The children in Mulanje welcomed her, and her gesture; but Kaliati seems to be in trouble making her love ‘national’.

“Some street children have gone into hiding. Many are running away, and this is quiet surprising. How could people run away from assistance? The thing is, we will not stop mid-way through the road, we will look for them and go on with the exercise,” said Kaliati.

A tale of love gone bad. Can love really go ‘bad’?

“Yes, it does. Depending on the approach you adopt to solve a problem. After all, how can children run away from help? My submission is that the initiative is good, but has been hastily implemented,” said Kenwilliams Mhango, Country Director for African Network for the Prevention and Protection of Child Abuse and Neglect-Malawi Chapter.

Mhango said there was no need for short cuts. The Ministry of Gender, Children and Community Development would have carried out comprehensive publicity campaigns to rid the campaign of any huddles in understanding, invested heavily in reformatory centre infrastructure, and won civil society support.

Take, for instance, the issue of location. He says the way child reformatory centres are concentrated sends wrong signals about the existence of street children, and the challenges they face.

“Do we have a reformatory centre in the Northern region? No. Don’t we have street children there? We do,” Mhango answers his own questions.

Mhango blames short cuts for exacerbating the situation, saying most children would willingly offer themselves up to such “a positive, life-changing move’.

He had ready examples. Take, for instance, the issue of his organization’s name: African Network for the Prevention and Protection of Child Abuse and Neglect- Malawi Chapter. It is such a long name, a winding road.

“Many people have suggested that we adopt a short name.

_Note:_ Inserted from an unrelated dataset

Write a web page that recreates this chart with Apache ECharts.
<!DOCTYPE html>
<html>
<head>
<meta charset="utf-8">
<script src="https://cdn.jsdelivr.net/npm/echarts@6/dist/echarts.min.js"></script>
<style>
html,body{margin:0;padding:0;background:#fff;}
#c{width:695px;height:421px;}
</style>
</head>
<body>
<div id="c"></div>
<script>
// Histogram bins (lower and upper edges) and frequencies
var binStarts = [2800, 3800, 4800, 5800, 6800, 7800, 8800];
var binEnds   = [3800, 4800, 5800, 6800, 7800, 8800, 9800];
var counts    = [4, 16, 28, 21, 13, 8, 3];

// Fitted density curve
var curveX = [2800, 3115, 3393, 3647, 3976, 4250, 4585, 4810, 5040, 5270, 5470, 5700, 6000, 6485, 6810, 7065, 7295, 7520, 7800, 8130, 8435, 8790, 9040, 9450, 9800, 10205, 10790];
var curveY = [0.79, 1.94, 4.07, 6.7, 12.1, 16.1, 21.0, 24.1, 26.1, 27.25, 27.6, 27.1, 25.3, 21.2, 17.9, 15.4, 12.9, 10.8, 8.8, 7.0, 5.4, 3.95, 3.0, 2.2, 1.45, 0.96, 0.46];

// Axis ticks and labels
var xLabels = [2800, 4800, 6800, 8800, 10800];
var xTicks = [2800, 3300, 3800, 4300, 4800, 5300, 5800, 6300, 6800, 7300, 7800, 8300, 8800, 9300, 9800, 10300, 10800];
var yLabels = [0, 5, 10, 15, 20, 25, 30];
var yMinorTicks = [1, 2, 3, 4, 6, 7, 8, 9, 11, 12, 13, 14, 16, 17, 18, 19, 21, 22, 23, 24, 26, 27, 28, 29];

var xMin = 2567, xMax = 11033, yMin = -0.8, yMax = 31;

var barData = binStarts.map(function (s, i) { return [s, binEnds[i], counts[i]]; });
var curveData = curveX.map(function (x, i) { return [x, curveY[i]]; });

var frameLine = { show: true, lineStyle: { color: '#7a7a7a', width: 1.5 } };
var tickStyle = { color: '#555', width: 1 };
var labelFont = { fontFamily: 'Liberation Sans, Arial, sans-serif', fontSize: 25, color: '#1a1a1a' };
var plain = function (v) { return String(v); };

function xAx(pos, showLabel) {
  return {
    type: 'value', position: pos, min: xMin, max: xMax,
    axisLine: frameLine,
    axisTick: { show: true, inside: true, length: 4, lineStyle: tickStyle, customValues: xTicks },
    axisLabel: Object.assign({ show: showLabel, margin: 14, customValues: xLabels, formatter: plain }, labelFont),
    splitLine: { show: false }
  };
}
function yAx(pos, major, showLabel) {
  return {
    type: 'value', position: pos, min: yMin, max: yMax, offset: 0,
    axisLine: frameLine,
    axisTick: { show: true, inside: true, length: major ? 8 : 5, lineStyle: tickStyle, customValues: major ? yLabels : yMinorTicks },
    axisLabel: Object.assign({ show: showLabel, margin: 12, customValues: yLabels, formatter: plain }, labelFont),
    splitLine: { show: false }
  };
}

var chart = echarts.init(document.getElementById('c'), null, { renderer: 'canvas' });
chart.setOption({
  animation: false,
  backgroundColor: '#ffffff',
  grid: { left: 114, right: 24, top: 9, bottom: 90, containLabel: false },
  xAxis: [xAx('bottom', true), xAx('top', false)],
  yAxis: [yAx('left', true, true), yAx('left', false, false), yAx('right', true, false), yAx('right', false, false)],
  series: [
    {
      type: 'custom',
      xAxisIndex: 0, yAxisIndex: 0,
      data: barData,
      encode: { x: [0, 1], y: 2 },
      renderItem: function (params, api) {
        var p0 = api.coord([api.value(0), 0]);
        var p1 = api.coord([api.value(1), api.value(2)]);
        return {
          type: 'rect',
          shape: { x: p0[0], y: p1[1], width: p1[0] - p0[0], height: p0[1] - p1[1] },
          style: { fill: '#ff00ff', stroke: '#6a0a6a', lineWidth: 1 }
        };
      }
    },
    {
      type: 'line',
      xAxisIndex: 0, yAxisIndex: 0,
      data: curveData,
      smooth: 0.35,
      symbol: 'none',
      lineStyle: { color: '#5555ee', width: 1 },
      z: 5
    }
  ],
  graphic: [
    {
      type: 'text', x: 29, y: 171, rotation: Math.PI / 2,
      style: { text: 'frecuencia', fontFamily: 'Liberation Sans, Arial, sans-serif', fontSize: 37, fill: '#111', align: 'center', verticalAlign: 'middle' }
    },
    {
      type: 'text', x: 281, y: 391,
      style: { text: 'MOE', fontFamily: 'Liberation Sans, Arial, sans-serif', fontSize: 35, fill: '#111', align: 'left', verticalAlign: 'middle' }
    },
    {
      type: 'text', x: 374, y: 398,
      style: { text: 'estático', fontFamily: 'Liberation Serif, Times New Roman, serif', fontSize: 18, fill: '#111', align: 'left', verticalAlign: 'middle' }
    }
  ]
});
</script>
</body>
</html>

They say the name is too long. But we say, “No, there is no need for short cuts when the name explains everything well. We are comfortable with both the name and the length of the name’,” said Mhango.

The short of it all is that there are times shortcuts pay, but mostly they do not pay.

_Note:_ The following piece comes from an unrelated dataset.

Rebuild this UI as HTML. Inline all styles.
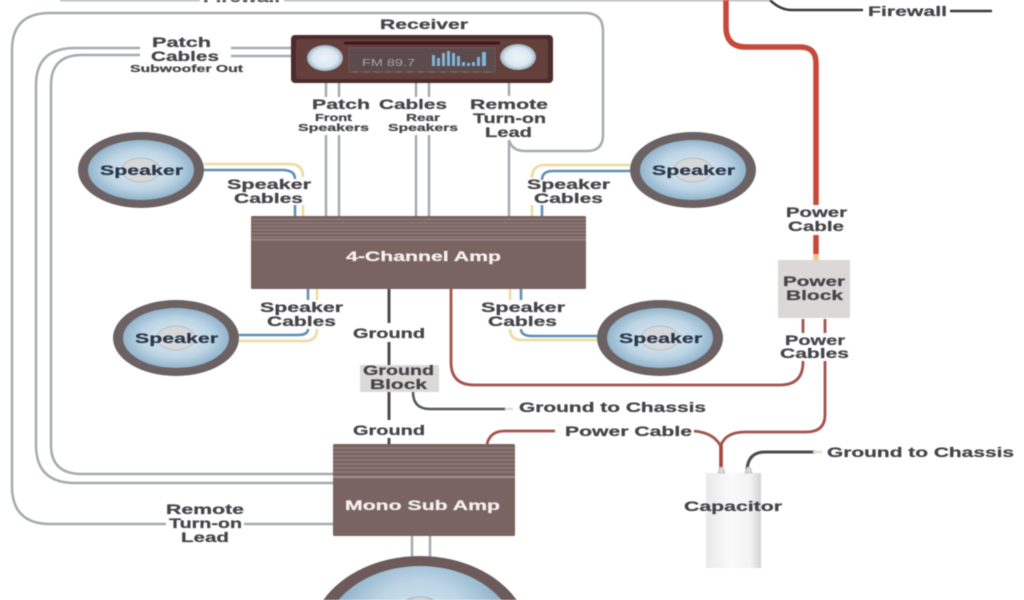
<!DOCTYPE html>
<html><head><meta charset="utf-8"><style>
html,body{margin:0;padding:0;background:#fff;width:1024px;height:600px;overflow:hidden}
svg{display:block;overflow:hidden;filter:blur(.6px)}
text{font-family:"Liberation Sans",sans-serif;font-weight:700;fill:#454549;font-size:14px;stroke:#454549;stroke-width:.25px}
.s{font-size:10.5px}
.w{fill:#f4f1f0;stroke:#f4f1f0}
.k{fill:#2a374b;stroke:#2a374b}
.c{fill:none;stroke-linecap:butt}
.g{stroke:#a3acb1;stroke-width:2.5}
.b{stroke:#5f8fb4;stroke-width:2.6}
.y{stroke:#ecdca0;stroke-width:2.6}
.r{stroke:#a4534c;stroke-width:2.8}
.d{stroke:#4c4c4e;stroke-width:3}
</style></head><body>
<svg width="1024" height="600" viewBox="0 0 1024 600" xmlns="http://www.w3.org/2000/svg">
<defs>
<radialGradient id="cone" cx="50%" cy="50%" r="55%"><stop offset="0" stop-color="#e4ecf2"/><stop offset=".6" stop-color="#bdd5e5"/><stop offset="1" stop-color="#86abc6"/></radialGradient>
<radialGradient id="cone2" gradientUnits="userSpaceOnUse" cx="420" cy="640" r="97"><stop offset="0" stop-color="#e4ecf2"/><stop offset=".6" stop-color="#bdd5e5"/><stop offset="1" stop-color="#86abc6"/></radialGradient>
<radialGradient id="lamp"><stop offset="0" stop-color="#eef4f9"/><stop offset=".7" stop-color="#dbe8f2"/><stop offset="1" stop-color="#9db4c2"/></radialGradient>
<linearGradient id="cap" x1="0" x2="1"><stop offset="0" stop-color="#e9e9ea"/><stop offset=".45" stop-color="#fafafa"/><stop offset=".8" stop-color="#f3f3f3"/><stop offset="1" stop-color="#d4d4d6"/></linearGradient>
</defs>

<!-- Firewall -->
<path class="c" d="M60 0H200M284 0H770" stroke="#a9adaa" stroke-width="2.5"/>
<text x="203" y="2" textLength="77" lengthAdjust="spacingAndGlyphs">Firewall</text>
<path class="c" d="M770 0Q780 10 792 10H863M950 11H992" stroke="#3a3a3a" stroke-width="2.5"/>
<text x="868" y="16" textLength="79" lengthAdjust="spacingAndGlyphs">Firewall</text>

<!-- Grey cables -->
<path class="c g" d="M333 524H244M166 524H50Q12 524 12 486V50Q12 13 50 13H585Q603 13 603 31V135Q603 151 587 151H525Q512 151 509 140"/>
<path class="c g" d="M140 48H75Q36 48 36 85V445Q36 483 75 483H333"/>
<path class="c g" d="M140 55H82Q51 55 51 85V445Q51 474 82 474H333"/>
<path class="c g" d="M231 48H292M231 56H292"/>
<path class="c g" d="M326 82V97M339 82V97M416 82V97M429 82V97M509 82V96M326 135V216M339 135V216M416 135V216M429 135V216M509 140V216"/>
<path class="c g" stroke-width="3" d="M412 536V558M430 536V558"/>

<!-- Speaker cables -->
<path class="c y" d="M204 164H290Q303 164 303 177M303 205V216"/>
<path class="c b" d="M204 170H282Q295 170 295 179M295 205V216"/>
<path class="c y" d="M630 165H545Q532 165 532 178M532 205V216"/>
<path class="c b" d="M630 171H553Q542 171 542 180M542 205V216"/>
<path class="c y" d="M317 289V300M317 329Q317 341 305 341H239"/>
<path class="c b" d="M308 289V300M308 329Q308 335 298 335H239"/>
<path class="c y" d="M510 289V300M510 329Q510 340 522 340H597"/>
<path class="c b" d="M521 289V300M521 329Q521 336 532 336H597"/>

<!-- Ground -->
<path class="c d" d="M389 289V323M389 342V365M389 392V420M389 438V444"/>
<path class="c" stroke="#55585a" stroke-width="2.5" d="M413 392Q413 409 430 409H505"/>
<path class="c" stroke="#e4e0c6" stroke-width="2.5" d="M505 409H513"/>
<path class="c d" d="M747 470Q748 452 765 452H815"/>
<path class="c" stroke="#e4e0c6" stroke-width="2.5" d="M813 452H822"/>

<!-- Power -->
<path class="c" stroke="#c8483c" stroke-width="5.500" d="M726 0V27Q726 47 746 47H800Q816 47 816 63V205M816 235V255"/>
<path class="c" stroke="#ecc98a" stroke-width="5.500" d="M816 254V260"/>
<path class="c r" d="M451 289V362Q451 385 474 385H780Q803 385 803 362V361M803 319V333M825 319V333M825 361V415Q825 432 806 432H745Q726 432 721 445"/>
<path class="c r" d="M694 431Q715 433 721 447"/>
<path class="c" stroke="#a8443f" stroke-width="3.600" d="M721 445V469"/>
<path class="c r" d="M487 444Q490 431 505 431H555"/>

<!-- Receiver -->
<rect x="291" y="35" width="262" height="48" rx="4" fill="#4d2b2a"/>
<rect x="296" y="39" width="252" height="40" rx="3" fill="#64403d"/>
<rect x="344" y="41.500" width="156" height="3" fill="#3c1a1a"/>
<rect x="349" y="48" width="146" height="24" fill="#5c4a4c" stroke="#6d5a5a"/>
<ellipse cx="325" cy="58" rx="18" ry="13" fill="url(#lamp)"/>
<ellipse cx="518" cy="57" rx="18" ry="13" fill="url(#lamp)"/>
<text x="362" y="66" class="s" style="fill:#a9a5a8;stroke:none;font-weight:400" textLength="53" lengthAdjust="spacingAndGlyphs">FM 89.7</text>
<g fill="#7fb7d8"><rect x="432" y="55" width="3" height="11"/><rect x="437" y="58" width="3" height="8"/><rect x="442" y="53" width="3" height="13"/><rect x="447" y="51" width="3" height="15"/><rect x="452" y="53" width="3" height="13"/><rect x="457" y="56" width="3" height="10"/><rect x="462" y="62" width="3" height="4"/><rect x="467" y="63" width="3" height="3"/><rect x="472" y="62" width="3" height="4"/><rect x="477" y="57" width="3" height="9"/><rect x="482" y="52" width="4" height="14"/></g>
<path d="M352 72H492" stroke="#8a6f6c" stroke-width="1" stroke-dasharray="6 5"/>

<!-- 4 channel amp -->
<rect x="251" y="216" width="335" height="73" rx="1.500" fill="#7a6461"/>
<path d="M251 219.500H586M251 223H586M251 226.500H586M251 230H586M251 233.500H586M251 237H586" stroke="#94827f" stroke-width="1"/>
<rect x="251" y="239" width="335" height="1.500" fill="#9b8986"/>
<text class="w" x="346" y="261" textLength="155" lengthAdjust="spacingAndGlyphs">4-Channel Amp</text>

<!-- Mono amp -->
<rect x="333" y="444" width="182" height="92" rx="1.500" fill="#7a6461"/>
<path d="M333 448H515M333 452H515M333 456H515M333 460H515M333 464H515M333 468H515M333 472H515" stroke="#94827f" stroke-width="1"/>
<rect x="333" y="476" width="182" height="2" fill="#a29290"/>
<text class="w" x="345" y="510" textLength="155" lengthAdjust="spacingAndGlyphs">Mono Sub Amp</text>

<!-- Speakers -->
<ellipse cx="141" cy="170" rx="63" ry="38" fill="#6c6264"/><ellipse cx="141" cy="170" rx="53" ry="30" fill="url(#cone)"/><ellipse cx="141" cy="170" rx="19" ry="12" fill="#d6d8da" stroke="#b5bcc2"/>
<ellipse cx="693" cy="170" rx="63" ry="38" fill="#6c6264"/><ellipse cx="693" cy="170" rx="53" ry="30" fill="url(#cone)"/><ellipse cx="693" cy="170" rx="19" ry="12" fill="#d6d8da" stroke="#b5bcc2"/>
<ellipse cx="176" cy="338" rx="63" ry="38" fill="#6c6264"/><ellipse cx="176" cy="338" rx="53" ry="30" fill="url(#cone)"/><ellipse cx="176" cy="338" rx="19" ry="12" fill="#d6d8da" stroke="#b5bcc2"/>
<ellipse cx="660" cy="338" rx="63" ry="38" fill="#6c6264"/><ellipse cx="660" cy="338" rx="53" ry="30" fill="url(#cone)"/><ellipse cx="660" cy="338" rx="19" ry="12" fill="#d6d8da" stroke="#b5bcc2"/>
<!-- Subwoofer, cut at the frame edge -->
<path d="M323.300 600A110 84 0 0 1 516.700 600Z" fill="#6c5b5a"/>
<path d="M338.400 600A97 74 0 0 1 501.600 600Z" fill="url(#cone2)"/>
<path d="M406.800 600A36 43 0 0 1 433.200 600Z" fill="#d6d8da" stroke="#a9b4bb"/>
<text class="k" x="100" y="175" textLength="83" lengthAdjust="spacingAndGlyphs">Speaker</text>
<text class="k" x="652" y="175" textLength="83" lengthAdjust="spacingAndGlyphs">Speaker</text>
<text class="k" x="135" y="343" textLength="83" lengthAdjust="spacingAndGlyphs">Speaker</text>
<text class="k" x="619" y="343" textLength="83" lengthAdjust="spacingAndGlyphs">Speaker</text>

<!-- Blocks -->
<rect x="360" y="365" width="79" height="27" fill="#dcd9d9"/>
<rect x="778" y="260" width="72" height="58" fill="#dcd8d8"/>

<!-- Capacitor -->
<rect x="706" y="473" width="55" height="95" fill="url(#cap)"/>
<path d="M718 473L720 467H723L725 473ZM745 473L747 467H750L752 473Z" fill="#d8d8d8" stroke="#aaa" stroke-width=".6"/>

<!-- Labels -->
<text x="152" y="47" textLength="59" lengthAdjust="spacingAndGlyphs">Patch</text>
<text x="151" y="61" textLength="68" lengthAdjust="spacingAndGlyphs">Cables</text>
<text class="s" x="130" y="72" textLength="113" lengthAdjust="spacingAndGlyphs">Subwoofer Out</text>
<text x="380" y="29" textLength="88" lengthAdjust="spacingAndGlyphs">Receiver</text>
<text x="312" y="109" textLength="58" lengthAdjust="spacingAndGlyphs">Patch</text>
<text x="379" y="109" textLength="68" lengthAdjust="spacingAndGlyphs">Cables</text>
<text x="470" y="109" textLength="78" lengthAdjust="spacingAndGlyphs">Remote</text>
<text x="473" y="123" textLength="73" lengthAdjust="spacingAndGlyphs">Turn-on</text>
<text x="485" y="137" textLength="47" lengthAdjust="spacingAndGlyphs">Lead</text>
<text class="s" x="315" y="121" textLength="37" lengthAdjust="spacingAndGlyphs">Front</text>
<text class="s" x="298" y="131" textLength="71" lengthAdjust="spacingAndGlyphs">Speakers</text>
<text class="s" x="406" y="121" textLength="34" lengthAdjust="spacingAndGlyphs">Rear</text>
<text class="s" x="388" y="131" textLength="70" lengthAdjust="spacingAndGlyphs">Speakers</text>
<text x="227" y="189" textLength="84" lengthAdjust="spacingAndGlyphs">Speaker</text>
<text x="234" y="203" textLength="69" lengthAdjust="spacingAndGlyphs">Cables</text>
<text x="527" y="189" textLength="83" lengthAdjust="spacingAndGlyphs">Speaker</text>
<text x="534" y="203" textLength="69" lengthAdjust="spacingAndGlyphs">Cables</text>
<text x="260" y="312" textLength="83" lengthAdjust="spacingAndGlyphs">Speaker</text>
<text x="267" y="326" textLength="69" lengthAdjust="spacingAndGlyphs">Cables</text>
<text x="481" y="312" textLength="84" lengthAdjust="spacingAndGlyphs">Speaker</text>
<text x="488" y="326" textLength="69" lengthAdjust="spacingAndGlyphs">Cables</text>
<text x="353" y="338" textLength="72" lengthAdjust="spacingAndGlyphs">Ground</text>
<text x="363" y="375" textLength="71" lengthAdjust="spacingAndGlyphs">Ground</text>
<text x="370" y="389" textLength="57" lengthAdjust="spacingAndGlyphs">Block</text>
<text x="353" y="435" textLength="72" lengthAdjust="spacingAndGlyphs">Ground</text>
<text x="786" y="217" textLength="61" lengthAdjust="spacingAndGlyphs">Power</text>
<text x="788" y="231" textLength="56" lengthAdjust="spacingAndGlyphs">Cable</text>
<text x="783" y="286" textLength="62" lengthAdjust="spacingAndGlyphs">Power</text>
<text x="786" y="300" textLength="57" lengthAdjust="spacingAndGlyphs">Block</text>
<text x="785" y="345" textLength="60" lengthAdjust="spacingAndGlyphs">Power</text>
<text x="780" y="358" textLength="69" lengthAdjust="spacingAndGlyphs">Cables</text>
<text x="565" y="436" textLength="127" lengthAdjust="spacingAndGlyphs">Power Cable</text>
<text x="519" y="412" textLength="187" lengthAdjust="spacingAndGlyphs">Ground to Chassis</text>
<text x="827" y="457" textLength="187" lengthAdjust="spacingAndGlyphs">Ground to Chassis</text>
<text x="684" y="511" textLength="98" lengthAdjust="spacingAndGlyphs">Capacitor</text>
<text x="166" y="514" textLength="78" lengthAdjust="spacingAndGlyphs">Remote</text>
<text x="169" y="528" textLength="73" lengthAdjust="spacingAndGlyphs">Turn-on</text>
<text x="181" y="542" textLength="48" lengthAdjust="spacingAndGlyphs">Lead</text>
</svg>
</body></html>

The issue of reformatory and protective services for children has a long history, though the story is younger than when human life begun. In ancient times, when might was right, children had no right to live, and could be disposed of with little compunction.

Diodorus Siculus, a Greek historian during the late 1st Century B.C., bears witness that many people in that once great empire, including the Ceylonese, could discard of children perceived to have no courage or endurance. Such children, when not killed, rushed into streets and public places.

The Greeks did not want any physically challenged children to grow, also. Plato accepted this status quo and Aristotle recommended a law prohibiting parents from rearing physically challenged children, which led physician Soranus, a 2nd Century practitioner, to instruct midwives to examine each child at birth and get rid of those not fit.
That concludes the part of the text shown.